▶ [STATED TASK]
Drop the images; return everything else in the listing below exactly.

^^^^^^^^^^^^^^^^

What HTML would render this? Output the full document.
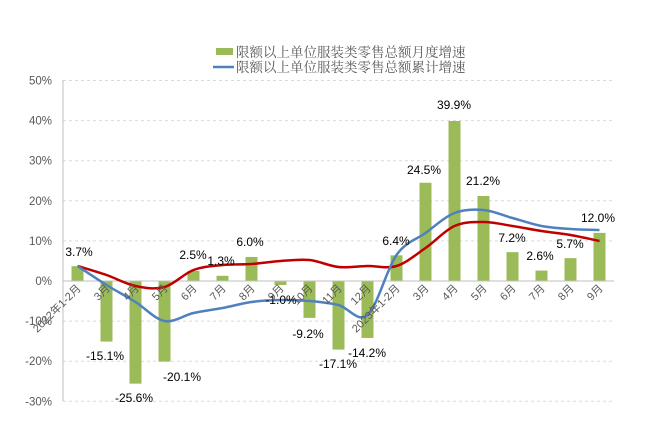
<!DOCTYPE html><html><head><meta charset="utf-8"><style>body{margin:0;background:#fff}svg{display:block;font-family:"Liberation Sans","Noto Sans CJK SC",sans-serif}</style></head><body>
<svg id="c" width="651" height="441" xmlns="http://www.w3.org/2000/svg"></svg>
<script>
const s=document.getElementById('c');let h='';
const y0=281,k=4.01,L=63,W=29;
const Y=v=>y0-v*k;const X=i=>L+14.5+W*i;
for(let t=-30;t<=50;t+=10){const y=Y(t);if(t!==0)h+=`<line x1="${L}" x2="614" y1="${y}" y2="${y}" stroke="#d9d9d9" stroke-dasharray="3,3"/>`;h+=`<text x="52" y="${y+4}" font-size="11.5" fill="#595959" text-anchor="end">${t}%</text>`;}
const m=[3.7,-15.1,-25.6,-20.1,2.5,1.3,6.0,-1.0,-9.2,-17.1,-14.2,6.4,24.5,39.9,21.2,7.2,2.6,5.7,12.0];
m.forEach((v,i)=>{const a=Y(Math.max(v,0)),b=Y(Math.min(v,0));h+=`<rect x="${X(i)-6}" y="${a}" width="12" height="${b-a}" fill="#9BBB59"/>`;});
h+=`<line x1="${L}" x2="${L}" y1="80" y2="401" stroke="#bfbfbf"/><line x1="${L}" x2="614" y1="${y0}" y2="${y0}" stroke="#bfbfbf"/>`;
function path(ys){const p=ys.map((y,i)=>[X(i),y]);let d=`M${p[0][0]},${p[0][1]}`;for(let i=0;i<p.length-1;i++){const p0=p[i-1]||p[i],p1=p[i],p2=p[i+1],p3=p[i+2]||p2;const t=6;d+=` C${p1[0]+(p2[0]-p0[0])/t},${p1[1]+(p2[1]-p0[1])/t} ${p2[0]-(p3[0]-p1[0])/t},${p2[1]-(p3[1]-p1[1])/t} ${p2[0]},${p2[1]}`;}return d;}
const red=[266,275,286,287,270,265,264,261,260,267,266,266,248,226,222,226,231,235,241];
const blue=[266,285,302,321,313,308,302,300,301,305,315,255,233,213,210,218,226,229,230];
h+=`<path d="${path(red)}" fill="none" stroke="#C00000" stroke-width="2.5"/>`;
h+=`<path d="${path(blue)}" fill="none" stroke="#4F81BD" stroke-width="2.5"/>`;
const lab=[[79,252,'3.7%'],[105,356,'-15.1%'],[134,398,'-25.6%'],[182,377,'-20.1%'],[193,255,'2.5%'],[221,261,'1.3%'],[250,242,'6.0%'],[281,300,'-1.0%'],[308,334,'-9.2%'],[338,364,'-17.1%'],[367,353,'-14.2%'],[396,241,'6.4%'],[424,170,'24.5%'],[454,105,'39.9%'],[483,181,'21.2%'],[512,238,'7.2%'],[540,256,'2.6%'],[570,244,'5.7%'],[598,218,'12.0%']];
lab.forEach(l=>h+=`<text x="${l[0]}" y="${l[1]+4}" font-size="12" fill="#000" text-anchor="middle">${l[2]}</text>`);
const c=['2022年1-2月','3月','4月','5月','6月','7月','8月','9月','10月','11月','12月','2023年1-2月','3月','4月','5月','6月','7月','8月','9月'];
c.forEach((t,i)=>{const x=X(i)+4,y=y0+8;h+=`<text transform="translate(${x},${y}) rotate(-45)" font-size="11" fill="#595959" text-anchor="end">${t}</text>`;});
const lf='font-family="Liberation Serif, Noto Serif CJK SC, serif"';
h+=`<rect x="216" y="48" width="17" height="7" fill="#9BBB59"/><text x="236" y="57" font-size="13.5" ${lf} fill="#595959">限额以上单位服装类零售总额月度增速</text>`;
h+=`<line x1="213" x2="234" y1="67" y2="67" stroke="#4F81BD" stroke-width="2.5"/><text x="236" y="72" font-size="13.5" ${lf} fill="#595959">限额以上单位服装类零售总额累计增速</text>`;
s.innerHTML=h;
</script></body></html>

^^^^^^^^^^^^^^^^

▶ [FULL ANSWER]
What HTML would render this? Output the full document.
<!DOCTYPE html><html><head><meta charset="utf-8"><style>body{margin:0;background:#fff}svg{display:block;font-family:"Liberation Sans","Noto Sans CJK SC",sans-serif}</style></head><body>
<svg id="c" width="651" height="441" xmlns="http://www.w3.org/2000/svg"></svg>
<script>
const s=document.getElementById('c');let h='';
const y0=281,k=4.01,L=63,W=29;
const Y=v=>y0-v*k;const X=i=>L+14.5+W*i;
for(let t=-30;t<=50;t+=10){const y=Y(t);if(t!==0)h+=`<line x1="${L}" x2="614" y1="${y}" y2="${y}" stroke="#d9d9d9" stroke-dasharray="3,3"/>`;h+=`<text x="52" y="${y+4}" font-size="11.5" fill="#595959" text-anchor="end">${t}%</text>`;}
const m=[3.7,-15.1,-25.6,-20.1,2.5,1.3,6.0,-1.0,-9.2,-17.1,-14.2,6.4,24.5,39.9,21.2,7.2,2.6,5.7,12.0];
m.forEach((v,i)=>{const a=Y(Math.max(v,0)),b=Y(Math.min(v,0));h+=`<rect x="${X(i)-6}" y="${a}" width="12" height="${b-a}" fill="#9BBB59"/>`;});
h+=`<line x1="${L}" x2="${L}" y1="80" y2="401" stroke="#bfbfbf"/><line x1="${L}" x2="614" y1="${y0}" y2="${y0}" stroke="#bfbfbf"/>`;
function path(ys){const p=ys.map((y,i)=>[X(i),y]);let d=`M${p[0][0]},${p[0][1]}`;for(let i=0;i<p.length-1;i++){const p0=p[i-1]||p[i],p1=p[i],p2=p[i+1],p3=p[i+2]||p2;const t=6;d+=` C${p1[0]+(p2[0]-p0[0])/t},${p1[1]+(p2[1]-p0[1])/t} ${p2[0]-(p3[0]-p1[0])/t},${p2[1]-(p3[1]-p1[1])/t} ${p2[0]},${p2[1]}`;}return d;}
const red=[266,275,286,287,270,265,264,261,260,267,266,266,248,226,222,226,231,235,241];
const blue=[266,285,302,321,313,308,302,300,301,305,315,255,233,213,210,218,226,229,230];
h+=`<path d="${path(red)}" fill="none" stroke="#C00000" stroke-width="2.5"/>`;
h+=`<path d="${path(blue)}" fill="none" stroke="#4F81BD" stroke-width="2.5"/>`;
const lab=[[79,252,'3.7%'],[105,356,'-15.1%'],[134,398,'-25.6%'],[182,377,'-20.1%'],[193,255,'2.5%'],[221,261,'1.3%'],[250,242,'6.0%'],[281,300,'-1.0%'],[308,334,'-9.2%'],[338,364,'-17.1%'],[367,353,'-14.2%'],[396,241,'6.4%'],[424,170,'24.5%'],[454,105,'39.9%'],[483,181,'21.2%'],[512,238,'7.2%'],[540,256,'2.6%'],[570,244,'5.7%'],[598,218,'12.0%']];
lab.forEach(l=>h+=`<text x="${l[0]}" y="${l[1]+4}" font-size="12" fill="#000" text-anchor="middle">${l[2]}</text>`);
const c=['2022年1-2月','3月','4月','5月','6月','7月','8月','9月','10月','11月','12月','2023年1-2月','3月','4月','5月','6月','7月','8月','9月'];
c.forEach((t,i)=>{const x=X(i)+4,y=y0+8;h+=`<text transform="translate(${x},${y}) rotate(-45)" font-size="11" fill="#595959" text-anchor="end">${t}</text>`;});
const lf='font-family="Liberation Serif, Noto Serif CJK SC, serif"';
h+=`<rect x="216" y="48" width="17" height="7" fill="#9BBB59"/><text x="236" y="57" font-size="13.5" ${lf} fill="#595959">限额以上单位服装类零售总额月度增速</text>`;
h+=`<line x1="213" x2="234" y1="67" y2="67" stroke="#4F81BD" stroke-width="2.5"/><text x="236" y="72" font-size="13.5" ${lf} fill="#595959">限额以上单位服装类零售总额累计增速</text>`;
s.innerHTML=h;
</script></body></html>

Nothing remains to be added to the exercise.